The European Central Bank is facing intensifying pressure to maintain a hawkish trajectory, as key policymakers signal that the recent rate hike may be merely the opening move in a renewed tightening cycle.
The shift in tone follows the central bank's decision on Thursday to lift the deposit facility rate by a quarter point to 2.25%, marking its first tightening cycle since 2023.
Bank of France Governor Francois Villeroy de Galhoud reinforced this stance, stating the ECB stands ready to take necessary measures to anchor inflation expectations, effectively challenging the dovish consensus that had dominated markets prior to the move.

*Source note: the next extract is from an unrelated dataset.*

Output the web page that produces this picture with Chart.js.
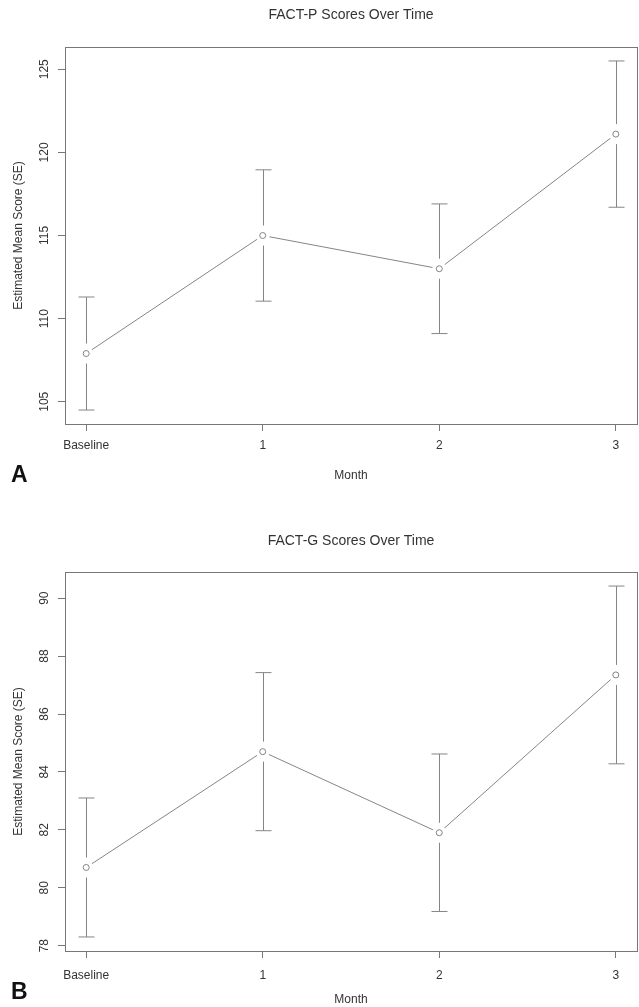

Adding to the market dialogue, a commentary in Handelsblatt highlights the surprising acquiescence of ECB doves to the rate increases, framing the central bank as a "pioneer against inflation." The piece notes that while falling oil prices—driven by recent signals of geopolitical relaxation—are providing some relief to eurozone inflation pressures, the ECB's leadership remains committed to a firm trajectory.
This internal consensus suggests that policymakers are prioritizing the prevention of entrenched inflation over near-term growth headwinds, keeping the door open for additional tightening if data warrants it.
Markets are now recalibrating their expectations for the eurozone rate path, with traders pricing in a higher terminal rate and a slower pace of future cuts.